When type erasure happens String is a subtype of Object, but so far as I know UnaryOperator<String> is not a subtype of UnaryOperator<Object>.

Do Object and T relate somehow? And how does casting succeed in this case?

Answer 1

This cast compiles, because it's a special case of a narrowing conversion. (According to §5.5, narrowing conversions are one of the types of conversions allowed by a cast, so most of this answer is going to focus on the rules for narrowing conversions.)

Note that while UnaryOperator<T> is not a subtype of UnaryOperator<Object> (so the cast isn't a "downcast"), it's still considered a narrowing conversion. From §5.6.1:

A narrowing reference conversion treats expressions of a reference type S as expressions of a different reference type T, where S is not a subtype of T. [...] Unlike widening reference conversion, the types need not be directly related. However, there are restrictions that prohibit conversion between certain pairs of types when it can be statically proven that no value can be of both types.

Some of these "sideways" casts fail due to special rules, for example the following will fail:

List<String> a = ...;
List<Double> b = (List<String>) a;

Specifically, this is given by a rule in §5.1.6.1 which states that:

• If there exists a parameterized type X that is a supertype of T, and a parameterized type Y that is a supertype of S, such that the erasures of X and Y are the same, then X and Y are not provably distinct (§4.5).

  Using types from the java.util package as an example, no narrowing reference conversion exists from ArrayList<String> to ArrayList<Object>, or vice versa, because the type arguments String and Object are provably distinct. For the same reason, no narrowing reference conversion exists from ArrayList<String> to List<Object>, or vice versa. The rejection of provably distinct types is a simple static gate to prevent "stupid" narrowing reference conversions.

In other words, if a and b have a common supertype with the same erasure (in this case, for example, List), then they must be what the JLS is calling "provably distinct", given by §4.5:

Two parameterized types are provably distinct if either of the following is true:

• They are parameterizations of distinct generic type declarations.

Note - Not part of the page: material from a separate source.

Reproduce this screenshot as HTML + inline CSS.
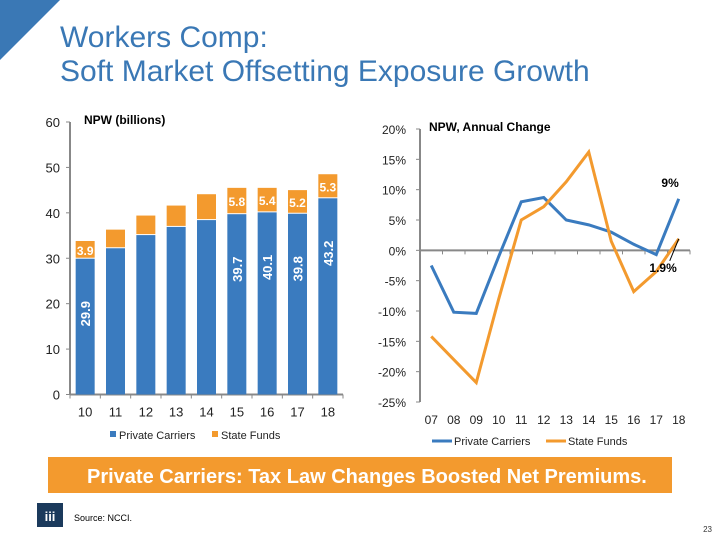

• Any of their type arguments are provably distinct.

And §4.5.1:

Two type arguments are provably distinct if one of the following is true:

• Neither argument is a type variable or wildcard, and the two arguments are not the same type.

• One type argument is a type variable or wildcard, with an upper bound (from capture conversion, if necessary) of S; and the other type argument T is not a type variable or wildcard; and neither |S| <: |T| nor |T| <: |S|.

• Each type argument is a type variable or wildcard, with upper bounds (from capture conversion, if necessary) of S and T; and neither |S| <: |T| nor |T| <: |S|.

So, given the above rules, List<String> and List<Double> are provably distinct (via the 1st rule from 4.5.1), because String and Double are different type arguments.

However, UnaryOperator<T> and UnaryOperator<Object> are not provably distinct (via the 2nd rule from 4.5.1), because:

1. One type argument is a type variable (T, with an upper bound of Object.)

2. The bound of that type variable is the same as the type argument to the other type (Object).

Since UnaryOperator<T> and UnaryOperator<Object> are not provably distinct, the narrowing conversion is allowed, hence the cast compiles.

---

One way to think about why the compiler permits some of these casts but not others is: in the case of the type variable, it can't prove that T definitely isn't Object. For example, we could have a situation like this:

UnaryOperator<String> aStringThing = Somewhere::doStringThing;
UnaryOperator<Double> aDoubleThing = Somewhere::doDoubleThing;

<T> UnaryOperator<T> getThing(Class<T> t) {
    if (t == String.class)
        return (UnaryOperator<T>) aStringThing;
    if (t == Double.class)
        return (UnaryOperator<T>) aDoubleThing;
    return null;
}

In those cases, we actually know the cast is correct as long as nobody else is doing something funny (like unchecked casting the Class<T> argument).

So in the general case of casting to UnaryOperator<T>, we might actually be doing something legitimate. In comparison, with the case of casting List<String> to List<Double>, we can say pretty authoritatively that it's always wrong.

Answer 2

The JLS allows such cast:

A cast from a type S to a parameterized type T is unchecked unless at least one of the following conditions holds:

• S <: T

• All of the type arguments of T are unbounded wildcards.

• [ ... ]

As a result, an unchecked cast causes a compile-time unchecked warning, unless suppressed by the SuppressWarnings annotation.

Furthermore, during the type erasure process, identifyFunction and IDENTIFY_FN compiles into:

private static UnaryOperator IDENTIFY_FN;

public static UnaryOperator identifyFunction() {
    return IDENTIFY_FN; // cast is removed
}

and the checkcast is added to the call site:

System.out.println(sameString.apply(s));
                         ^
INVOKEINTERFACE java/util/function/UnaryOperator.apply (Ljava/lang/Object)Ljava/lang/Object
CHECKCAST java/lang/String
INVOKEVIRTUAL java/io/PrintStream.println (Ljava/lang/String;)V

checkcast succeeds, because the identity function returns its argument unmodified.